Foto: Direktur Utama BPR Kanti, Made Arya Amitaba, SE., MM.
Gianyar
Pemerintah telah menggelontorkan dana sebesar Rp200 triliun melalui lima bank milik negara untuk memperkuat likuiditas dan mempercepat perputaran ekonomi nasional. Dukungan dana jumbo ini diharapkan mampu mendorong pertumbuhan sektor usaha mikro, kecil, dan menengah (UMKM) yang selama ini menjadi tulang punggung perekonomian daerah.
Namun di balik optimisme tersebut, muncul kekhawatiran akan potensi terjadinya kanibalisasi debitur, terutama terhadap lembaga keuangan rakyat seperti Bank Perkreditan Rakyat (BPR). Kondisi ini pernah terjadi ketika program Kredit Usaha Rakyat (KUR) digenjot beberapa tahun lalu, di mana sejumlah bank umum membidik nasabah BPR sebagai debitur demi mempercepat penyaluran kredit. Situasi serupa dikhawatirkan kembali terulang jika penyaluran dana jumbo dilakukan tanpa perencanaan yang matang.
Direktur Utama BPR Kanti, Made Arya Amitaba, SE., MM., menegaskan bahwa penyaluran dana harus dilakukan dengan pendekatan yang terukur dan menyeluruh.
“Sebagai community bank, BPR berada langsung di tengah masyarakat dan berfungsi membantu UMKM agar tidak terjerat rentenir. Jika praktik kanibalisasi debitur terjadi, maka bukan hanya BPR yang terancam, tetapi juga keberlangsungan UMKM yang selama ini terbantu dengan akses pembiayaan dari lembaga keuangan rakyat,” ujarnya.

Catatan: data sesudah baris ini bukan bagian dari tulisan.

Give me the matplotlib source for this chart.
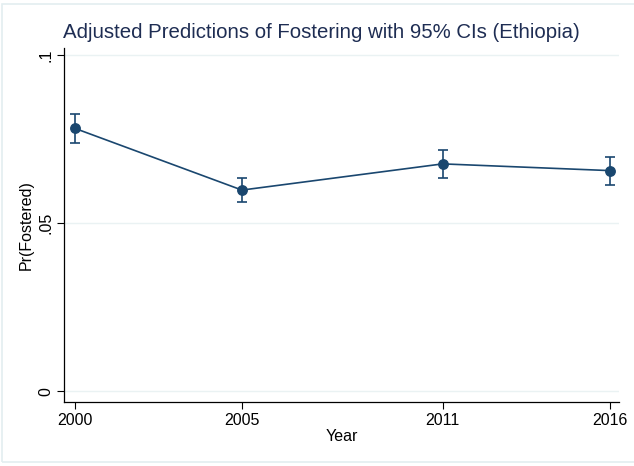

Ia menilai kebijakan pemerintah melalui Kementerian Keuangan tersebut memiliki arah yang baik karena mampu menggairahkan perekonomian daerah. BPR, kata dia, menyambut positif langkah ini karena dapat memperkuat daya saing UMKM dan mendorong pertumbuhan ekonomi dari akar rumput. Namun, agar kebijakan tersebut berjalan efektif, pemerintah perlu memastikan mekanisme penyaluran dana berlangsung secara holistik dan simultan, bukan sekadar mengejar target percepatan penyaluran.
Menurut Arya Amitaba, tantangan terbesar kini adalah memastikan Rp200 triliun tersebut benar-benar tersalurkan ke sektor riil secara cepat dan tepat sasaran. Jika tidak, dana yang telah disalurkan justru bisa menjadi beban bagi bank-bank umum akibat kewajiban bunga dari dana yang belum berputar. Di sinilah, menurutnya, BPR memiliki peran strategis sebagai jembatan antara bank umum dan UMKM, karena memiliki kedekatan sosial dan jaringan langsung di tingkat masyarakat.
“Sejak awal berdirinya berdasarkan Pak 288, BPR didirikan sebagai community bank yang hadir di tengah masyarakat, khususnya untuk membantu UMKM agar tidak terjerat rentenir. Karena itu, dana pemerintah ini harus benar-benar sampai ke masyarakat agar perekonomian berputar lebih cepat dan positif,” jelasnya.
Lebih jauh, Arya Amitaba mengingatkan bahwa kerja sama antara bank umum dan BPR bukan hal baru. Ia mencontohkan pengalaman pada periode 2006–2010, ketika Bank Indonesia mewajibkan bank umum menyalurkan 20% portofolio kreditnya kepada UMKM. Saat itu, melalui pembentukan Pokja Linkage yang melibatkan Bank Indonesia, bank umum, dan BPR, penyaluran kredit berhasil dilakukan dengan efektif.
“Program tersebut terbukti berjalan baik. Jadi sekarang tinggal melanjutkan pola yang sama agar dana Rp200 triliun dari pemerintah benar-benar sampai ke masyarakat UMKM melalui peran BPR,” ujarnya menegaskan.
Kolaborasi antara bank umum dan BPR diharapkan mampu mencegah tumpang tindih penyaluran kredit serta menghindari praktik kanibalisasi debitur. Dengan demikian, kebijakan pemerintah ini tidak hanya mempercepat perputaran uang, tetapi juga memperkuat fondasi ekonomi rakyat dari bawah secara berkelanjutan.